Strong ground motion simulation for seismic hazard assessment in an urban area

Abstract

Seismic wave propagation and strong ground motion in a number of urban settings are simulated by using the pseudospectral time domain method with staggered grid real fast Fourier transform differentiation. For urban seismic study and damage prevention, simulations of the seismic wave propagation and ground motion need a comprehensive consideration of earthquake type, building structure and three-dimensional velocity structures of the crust and especially the near-surface sediments. The distribution of ground motion in an urban area varies greatly in response to geological structures. Wave interferences between the body wave and the secondary surface wave may result in peak ground motions and high collapse ratio of buildings in urban regions far away from the seismogenic fault. The simulated waveforms using an impulse point source in a 3D velocity structure can be employed to synthesize seismograms of ground motion as Green's function for any prescribed rupture scenario and source functions.

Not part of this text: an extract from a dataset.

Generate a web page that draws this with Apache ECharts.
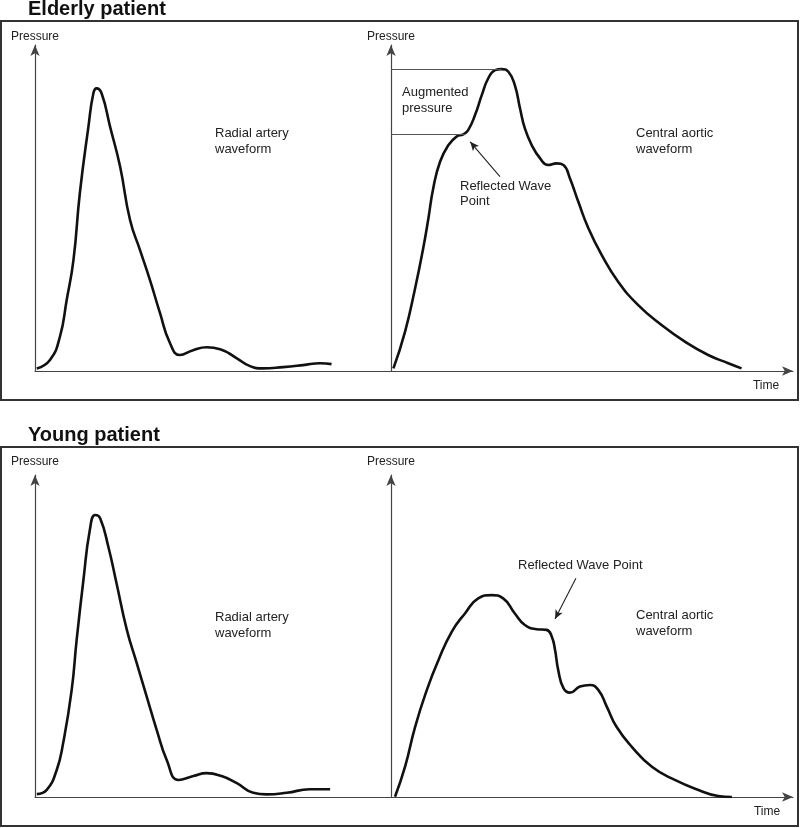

The simulated results show that the synthesized seismograms coincide well with the observed seismic waveforms for the 1995 Hyogo-ken Nanbu M7.2 earthquake, which occurred in a heavily urbanized area. The simulation Green's function method is useful for predicting the strong ground motion in an urban region without observed seismic waveforms to provide a useful strong ground motion and hazard scenario for urban planning and earthquake hazard prevention. The present technique is an important supplement to the empirical Green's function method that heavily depends on the availability of local and regional seismicity. © 2007 Nanjing Institute of Geophysical Prospecting.